La cultura de la violencia, caracterizada esta vez por la pamplina, la actitud pedestre y la ramplonería, se hizo visible con la Resolución 13/2023 de la Junta Central Electoral con respecto al 20% por niveles para las reservas, que la dirección de los partidos puede realizar. El artículo 58 de la Ley 33-18 es clara. El artículo 136 de la Ley de Régimen Electoral 20-23 habla de los niveles. La Constitución en su artículo 216 nos habla de la democracia interna, de la transparencia y el artículo 74.4 forja lo que se denomina el bien jurídico a favor de los derechos fundamentales.
Una partitocracia que trilla de manera secular la cultura de la violencia, acumulada en la visión del ratón y de lo que ahora denomino, cuasi vulgarmente, la cultura del “rullío”, que trasciende al pobre materialmente. Es aquel que con los codos trata de romper con atajos, con trapisondas, el logro de “objetivos-metas”, por encima de las leyes, en la cultura del arrebato.
La cultura de la paz se forja como se desarrolla la ética. Ella nos da la trascendencia del salto del árbol a la tierra. Nos coloca la cultura de la paz en la búsqueda de la imaginación, en tanto que proceso. Como nos decía Stephen Covey “Si vivimos de recuerdos, estamos atados al pasado y a lo que es finito. Cuando vivimos de nuestra imaginación, estamos atados a lo infinito”.

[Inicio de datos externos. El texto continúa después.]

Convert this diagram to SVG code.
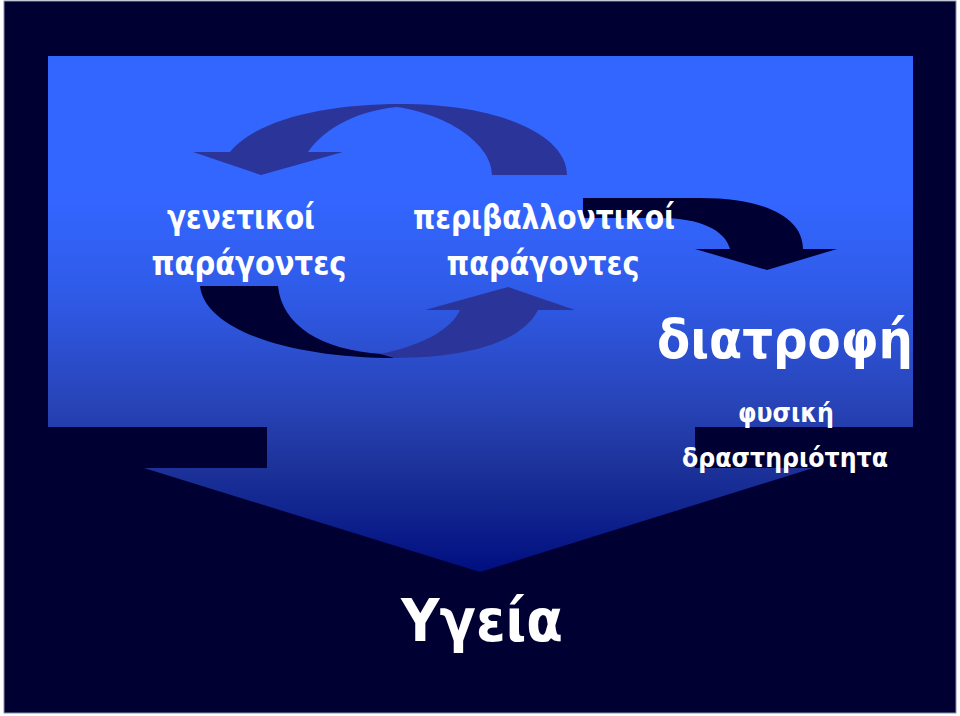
<svg xmlns="http://www.w3.org/2000/svg" width="960" height="716" viewBox="0 0 960 716">
  <defs>
    <linearGradient id="blueGrad" gradientUnits="userSpaceOnUse" x1="0" y1="56" x2="0" y2="572">
      <stop offset="0" stop-color="#3366ff"/>
      <stop offset="0.28" stop-color="#3366ff"/>
      <stop offset="0.47" stop-color="#2f5ae6"/>
      <stop offset="0.67" stop-color="#2844b8"/>
      <stop offset="0.80" stop-color="#1c3299"/>
      <stop offset="1" stop-color="#000f80"/>
    </linearGradient>
    <style>
      .lbl { font-family: "DejaVu Sans", "Noto Sans", sans-serif; font-weight: bold; fill: #ffffff; text-anchor: middle; }
      .mid { fill: #2b3599; }
      .dark { fill: #000033; }
    </style>
  </defs>

  <rect x="0" y="0" width="960" height="716" fill="#ffffff"/>
  <rect x="4" y="1" width="952" height="712" fill="#000033" stroke="#8a8fa8" stroke-width="1"/>

  <g id="bigArrow">
    <path d="M48,56 H913 V427 H695 V468 H813 L480,572 L144,468 H267 V427 H48 Z" fill="url(#blueGrad)"/>
  </g>

  <g id="connectors">
    <path id="topArrow" class="mid" d="M567,175 C567,135 500,104 400,104 C330,104 258,118 230,152 L193,152 L261,175 L343,152 L308,152 C322,132 350,112 397,107 C450,115 492,145 492,175 Z"/>
    <path id="bottomArrowBack" class="dark" d="M200,286 L278,286 C282,325 320,350 382,354 L395,358 C290,358 205,330 200,286 Z"/>
    <path id="bottomArrowFront" class="mid" d="M380,354 C425,345 452,328 460,310 L425,310 L508,287 L575,310 L538,310 C520,345 460,358 395,358 Z"/>
    <path id="rightArrow" class="dark" d="M583,198 H700 C770,198 803,220 803,249 L837,249 L767,270 L695,249 L730,249 C725,230 700,218 660,218 H583 Z"/>
  </g>

  <g id="genetic">
    <text class="lbl" x="241" y="229" font-size="33" textLength="148" lengthAdjust="spacingAndGlyphs">γενετικοί</text>
    <text class="lbl" x="249" y="275" font-size="33" textLength="195" lengthAdjust="spacingAndGlyphs">παράγοντες</text>
  </g>
  <g id="environmental">
    <text class="lbl" x="544" y="229" font-size="33" textLength="262" lengthAdjust="spacingAndGlyphs">περιβαλλοντικοί</text>
    <text class="lbl" x="543" y="275" font-size="33" textLength="193" lengthAdjust="spacingAndGlyphs">παράγοντες</text>
  </g>
  <g id="nutrition">
    <text class="lbl" x="785" y="358" font-size="54" textLength="256" lengthAdjust="spacingAndGlyphs">διατροφή</text>
  </g>
  <g id="activity">
    <text class="lbl" x="786" y="422" font-size="27" textLength="96" lengthAdjust="spacingAndGlyphs">φυσική</text>
    <text class="lbl" x="785" y="467" font-size="27" textLength="206" lengthAdjust="spacingAndGlyphs">δραστηριότητα</text>
  </g>
  <g id="health">
    <text class="lbl" x="482" y="641" font-size="58" textLength="162" lengthAdjust="spacingAndGlyphs">Υγεία</text>
  </g>
</svg>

¡Una mejor sociedad y un mundo más justo es posible! Esto solo por la construcción de la cultura de la paz. Como nos decía Noam Chomsky en su libro Optimismo contra el Desaliento: “Podemos construir visiones de paz perpetua si llevamos adelante el proyecto kantiano, y de una sociedad de individuos libres y creativos no sujetos a la jerarquía, la dominación, la norma y las decisiones arbitrarias”.